Just some early morning thoughts from me to you…

“And God spoke all these words: “I am the Lord your God, who brought you out of Egypt, out of the land of slavery. “You shall have no other gods beforeme…” Exodus 20: 1-3 (ESV)

“When the people saw that Moses was so long in coming down from the mountain, they gathered around Aaron and said, “Come, make us gods who will go before us. As for this fellow Moses who brought us up out of Egypt, we don’t know what has happened to him.”

Aaron answered them, “Take off the gold earrings that your wives, your sons and your daughters are wearing, and bring them to me.” So all the people took off their earrings and brought them to Aaron. He took what they handed him and made it into an idol cast in the shape of a calf, fashioning it with a tool. Then they said, “These are your gods, Israel, who brought you up out of Egypt.”
Exodus 32: 1-4 (ESV)

How are you doing with your idols? Don’t have any? Great.

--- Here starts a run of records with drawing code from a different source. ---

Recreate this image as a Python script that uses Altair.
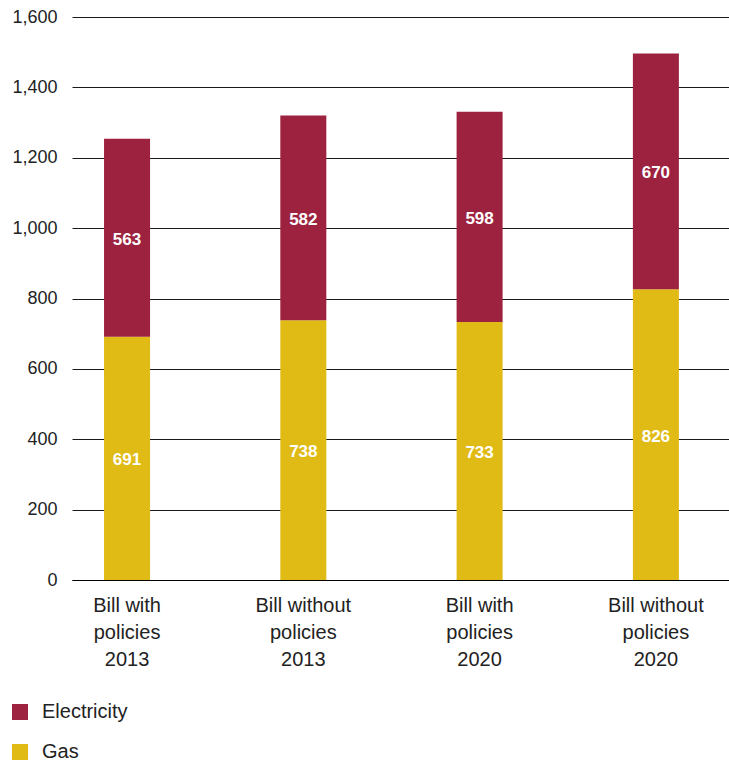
import altair as alt
import pandas as pd

categories = ["Bill with|policies|2013", "Bill without|policies|2013",
              "Bill with|policies|2020", "Bill without|policies|2020"]
gas = [691, 738, 733, 826]
electricity = [563, 582, 598, 670]
series = ["Electricity", "Gas"]
colors = ["#9C2240", "#E0BA15"]

rows = []
for c, g, e in zip(categories, gas, electricity):
    rows.append({"cat": c, "type": "Gas", "value": g, "order": 0})
    rows.append({"cat": c, "type": "Electricity", "value": e, "order": 1})
df = pd.DataFrame(rows)

FONT = "Liberation Sans"

base = alt.Chart(df)

x = alt.X("cat:N", sort=categories, title=None,
          scale=alt.Scale(paddingInner=0.739, paddingOuter=0.233, align=0.39),
          axis=alt.Axis(labelAngle=0, labelExpr="split(datum.label, '|')",
                        labelLineHeight=27, labelFontSize=20, labelFont=FONT,
                        labelColor="#222", labelPadding=15, ticks=False,
                        domain=True, domainColor="#000", domainWidth=1,
                        labelBaseline="top"))

bars = base.mark_bar().encode(
    x=x,
    y=alt.Y("value:Q", stack="zero", title=None,
            scale=alt.Scale(domain=[0, 1600]),
            axis=alt.Axis(values=[0, 200, 400, 600, 800, 1000, 1200, 1400, 1600],
                          format=",.0f", labelFontSize=18, labelFont=FONT,
                          labelColor="#222", labelPadding=15, ticks=False,
                          domain=False, grid=True, gridColor="#1a1a1a",
                          gridWidth=1)),
    color=alt.Color("type:N", sort=series,
                    scale=alt.Scale(domain=series, range=colors),
                    legend=alt.Legend(title=None, orient="none",
                                      legendX=-62, legendY=685,
                                      direction="vertical", symbolType="square",
                                      symbolSize=256, symbolStrokeWidth=0,
                                      labelFontSize=20, labelFont=FONT,
                                      labelColor="#222", rowPadding=20,
                                      labelOffset=12)),
    order=alt.Order("order:Q"),
)

labels = base.mark_text(color="white", fontSize=17, font=FONT,
                        fontWeight="bold", dy=2).encode(
    x=alt.X("cat:N", sort=categories),
    y=alt.Y("mid:Q"),
    text=alt.Text("value:Q"),
).transform_stack(
    stack="value", groupby=["cat"], sort=[alt.SortField("order")],
    as_=["y0", "y1"]
).transform_calculate(mid="(datum.y0 + datum.y1) / 2")

chart = (bars + labels).properties(
    width=657, height=563,
    autosize=alt.AutoSizeParams(type="none"),
    padding={"left": 72, "top": 17, "right": 0, "bottom": 180},
).configure_view(stroke=None)

chart.save("out.html", embed_options={"renderer": "svg", "actions": False})
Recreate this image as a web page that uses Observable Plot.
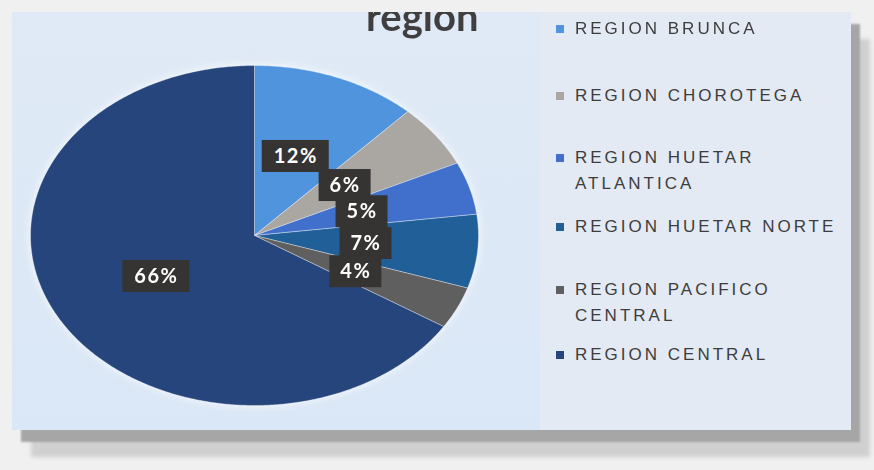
<!DOCTYPE html>
<html>
<head>
<meta charset="utf-8">
<script src="https://cdn.jsdelivr.net/npm/d3@7"></script>
<script src="https://cdn.jsdelivr.net/npm/@observablehq/plot@0.6"></script>
<style>
  html, body { margin: 0; padding: 0; background: #f0f0f0; }
  #wrap { position: relative; width: 874px; height: 470px; overflow: hidden; background: #f0f0f0; }
  #panel { position: absolute; left: 12px; top: 12px; width: 839px; height: 418px;
    background: linear-gradient(180deg, #e0eaf6 0%, #dae7f6 100%);
    box-shadow: 9px 12px 2px #a6a6a6, 19px 27px 4px #d0d0d0; overflow: hidden; }
  #legendbg { position: absolute; left: 528px; top: 0; width: 311px; height: 418px; background: #e3eaf3; }
  #title { position: absolute; left: 354px; top: -16px; font-family: Lato, sans-serif; font-weight: bold;
    font-size: 40px; line-height: 40px; color: #3f3f3f; white-space: nowrap; }
  #chart { position: absolute; left: 0; top: 0; }
  #chart svg { filter: drop-shadow(0 0 5px rgba(255,255,255,0.8)); }
  .item { position: absolute; left: 544px; width: 295px; }
  .sw { position: absolute; left: 0; width: 8px; height: 8px; }
  .lab { position: absolute; left: 19px; width: 274px; font-family: "Liberation Sans", Arial, sans-serif;
    font-size: 17px; line-height: 26px; letter-spacing: 3px; color: #3d3d3d; }
</style>
</head>
<body>
<div id="wrap">
  <div id="panel">
    <div id="legendbg"></div>
    <div id="chart"></div>
    <div id="title">region</div>
    <div id="legend"></div>
  </div>
</div>
<script>
// ---- data ----
const regions = ["REGION BRUNCA", "REGION CHOROTEGA", "REGION HUETAR ATLANTICA", "REGION HUETAR NORTE", "REGION PACIFICO CENTRAL", "REGION CENTRAL"];
const shares = [12, 6, 5, 7, 4, 66];
const percentLabels = ["12%", "6%", "5%", "7%", "4%", "66%"];
const colors = ["#4f94dd", "#aaa6a2", "#4170cc", "#215f99", "#5f5f5f", "#26457c"];

// ---- layout ----
const W = 520, H = 418, mL = 18, mR = 54, mT = 53, mB = 25;
const pxPerX = (W - mL - mR) / 2;
const pxPerY = (H - mT - mB) / 2;
const legendCenters = [17, 84, 146, 215, 278, 343];

const total = d3.sum(shares);
let cum = 0;
const arcs = regions.map((r, i) => {
  const a0 = cum / total * 2 * Math.PI; cum += shares[i];
  const a1 = cum / total * 2 * Math.PI;
  return {region: r, a0, a1, i};
});

const slicePoints = arcs.map(a => {
  const n = Math.max(2, Math.ceil((a.a1 - a.a0) / (Math.PI / 360)));
  const pts = [{x: 0, y: 0}];
  for (let k = 0; k <= n; k++) {
    const t = a.a0 + (a.a1 - a.a0) * k / n;
    pts.push({x: Math.sin(t), y: Math.cos(t)});
  }
  pts.push({x: 0, y: 0});
  return pts;
});

const labels = arcs.map((a, i) => {
  const m = (a.a0 + a.a1) / 2;
  const cx = 0.5 * Math.sin(m), cy = 0.5 * Math.cos(m);
  const hw = (percentLabels[i].length > 2 ? 33.5 : 26) / pxPerX;
  const hh = 16 / pxPerY;
  return {label: percentLabels[i], cx, cy, x1: cx - hw, x2: cx + hw, y1: cy - hh, y2: cy + hh};
});

const chart = Plot.plot({
  width: W, height: H,
  marginLeft: mL, marginRight: mR, marginTop: mT, marginBottom: mB,
  x: {domain: [-1, 1], axis: null},
  y: {domain: [-1, 1], axis: null},
  style: {background: "transparent", overflow: "visible"},
  marks: [
    ...slicePoints.map((pts, i) => Plot.line(pts, {x: "x", y: "y", fill: colors[i], stroke: "#ffffff", strokeOpacity: 0.35, strokeWidth: 1, curve: "linear"})),
    Plot.rect(labels, {x1: "x1", x2: "x2", y1: "y1", y2: "y2", fill: "#363433"}),
    Plot.text(labels, {x: "cx", y: "cy", text: "label", fill: "white", fontSize: 20, fontWeight: "bold", fontFamily: "Lato, sans-serif"})
  ]
});
chart.querySelectorAll("text").forEach(t => t.style.letterSpacing = "1.5px");
document.getElementById("chart").appendChild(chart);

const legend = document.getElementById("legend");
regions.forEach((r, i) => {
  const item = document.createElement("div");
  item.className = "item";
  item.style.top = (legendCenters[i] - 13) + "px";
  const sw = document.createElement("div");
  sw.className = "sw"; sw.style.background = colors[i]; sw.style.top = "9px";
  const lab = document.createElement("div");
  lab.className = "lab"; lab.textContent = r;
  item.appendChild(sw); item.appendChild(lab);
  legend.appendChild(item);
});
</script>
</body>
</html>
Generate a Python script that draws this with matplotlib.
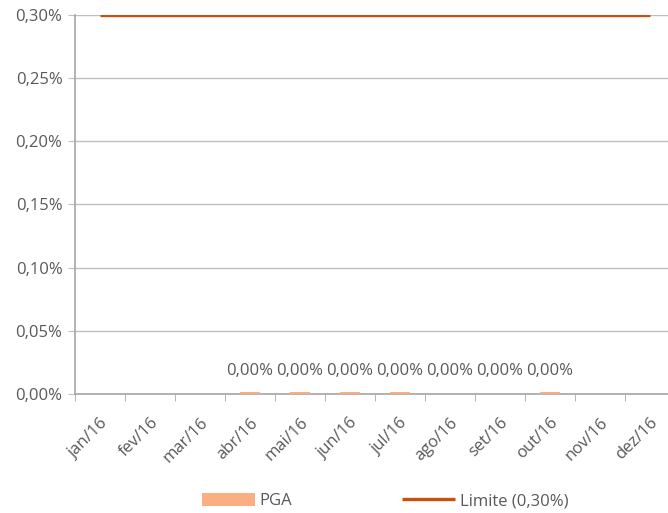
import numpy as np
import matplotlib.pyplot as plt
from matplotlib.ticker import FuncFormatter

# data (values in %)
months = ["jan/16", "fev/16", "mar/16", "abr/16", "mai/16", "jun/16",
          "jul/16", "ago/16", "set/16", "out/16", "nov/16", "dez/16"]
pga = [np.nan, np.nan, np.nan, 0.0015, 0.0015, 0.0015, 0.0015, 0.0, 0.0, 0.0015, np.nan, np.nan]
limite = [0.30] * 12

plt.rcParams["font.family"] = ["Open Sans", "DejaVu Sans"]
txt = "#595959"
fs = 12

fig = plt.figure(figsize=(6.68, 5.13), dpi=100)
# plot area runs a little past the right edge, as in the reference
ax = fig.add_axes([75 / 668, 119 / 513, 600 / 668, 379 / 513])

x = np.arange(len(months))
bars = ax.bar(x, pga, width=0.4, color="#FBAE82", label="PGA", zorder=3)
line, = ax.plot(x, limite, color="#C9510C", lw=2.4, label="Limite (0,30%)", zorder=4,
                solid_capstyle="butt")

for xi, v in zip(x, pga):
    if not np.isnan(v):
        ax.text(xi, 0.012, f"{v:.2f}%".replace(".", ","), ha="center", va="bottom",
                fontsize=fs, color=txt)

ax.set_xlim(-0.5, 11.5)
ax.set_ylim(0, 0.30)
ax.set_yticks(np.arange(0, 0.301, 0.05))
ax.yaxis.set_major_formatter(FuncFormatter(lambda v, p: f"{v:.2f}%".replace(".", ",")))
ax.grid(axis="y", color="#BFBFBF", lw=1, zorder=0)
ax.set_xticks(x)
ax.set_xticklabels(months, rotation=45, ha="right", rotation_mode="anchor")
ax.set_xticks(np.arange(-0.5, 12, 1), minor=True)
ax.tick_params(axis="x", which="major", length=0, pad=15, labelsize=fs, labelcolor=txt)
ax.tick_params(axis="x", which="minor", length=5, color="#A6A6A6")
ax.tick_params(axis="y", length=5, color="#BFBFBF", labelsize=fs, labelcolor=txt, pad=4)

for s in ["top", "right"]:
    ax.spines[s].set_visible(False)
ax.spines["left"].set_color("#A6A6A6")
ax.spines["bottom"].set_color("#A6A6A6")
ax.spines["left"].set_linewidth(1.2)
ax.spines["bottom"].set_linewidth(1.2)

fig.legend([bars, line], ["PGA", "Limite (0,30%)"], loc="lower left",
           bbox_to_anchor=(187 / 668, -0.022), ncol=2, frameon=False,
           fontsize=fs, labelcolor=txt, handlelength=3.15, handleheight=0.9,
           columnspacing=6.6, handletextpad=0.3)

fig.savefig("out.png", dpi=100)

The scripture set out above in Exodus 20, is one of the many moments of conversation which God and Moses had in the journey of the Israelite nation toward the Promised Land.

Here, Moses had now gone up onto Mount Sinai to learn even more from the Lord. To spend some time with the Lord he loved, as God laid out for him the laws and expectations He had for his people, that the Lord would expect Moses to share with the Israelites.

Laws, directions, and expectations—all for their good.

But this time, Moses was gone a bit longer than their patience would allow, and the Israelites were feeling insecure again. And they resorted to their favorite pastime—whining. Moses was their leader, and represented God to them, and they needed him there, they needed him to follow, to go before them, to be with them. But where was he?

So they decided they needed another leader, another “god” to go before them, at least until Moses got back from his campout on the top of the mountain. In Egypt before God had rescued them from slavery, they had been exposed to many Egyptian gods, a number of them of, or with, an animal image. The Egyptians had worshipped these.

And so with the help of Moses’ brother, Aaron, and at his direction, the Israelites gathered all the gold rings from the ears of their wives, sons and daughters, and Aaron took them and created an idol of a golden calf for them. When he saw their commitment to it, he even built an altar before it, signifying it as something to be worshipped.

The golden calf. Their new “god.” Their idol.

At some point, God obviously diverted his focus from his conversation with Moses on the top of Mount Sinai to see what was going on in the flatlands below, and when He did, He wasn’t happy with what He saw going on.

I wonder what God might see looking down on us and all that is going on in the world today. In our governments, institutions of learning, businesses, and even in our churches and homes. Maybe a Golden calf or two somewhere? Certainly not in my house, and not in yours’, right?

Let’s look closer, which I suspect He would do. Happy God?

In his book “Counterfeit Gods” Timothy Keller shares that an idol “is anything more important to you than God, anything that absorbs your heart and imagination more than God,”

Similarly, and by another name, he says that “a counterfeit ‘god’ is anything so central and essential to your life, should you lose it, your life would feel hardly worth living. An idol has such a controlling position in your heart that you can spend most of your passion and energy, your emotional and financial resources, on it without a second thought.”

Notice any golden calves around you?

I wonder if God would see any in my life—in my heart, or in my home.

How about some of these? Is money an idol, a golden calf, to you? What about comfort, or stuff, or peer approval? How about your career, family, children, trophies and championships, or following your favorite professional or college team in sports? What about your all-consuming drive, at times, for awards and the recognition by your peers in your career as the best? How about the house, or car, your social standing and acceptance among friends and in community circles? What about a political position or a social cause?

I believe I hear God calling, maybe even getting close.

“I am the Lord your God, who brought you out of Egypt, out of the land of slavery. “You shall have no other gods before me…”

You shall have no other gods before me.

How are we doing with that?

Just something that maybe we need to think about today and every day.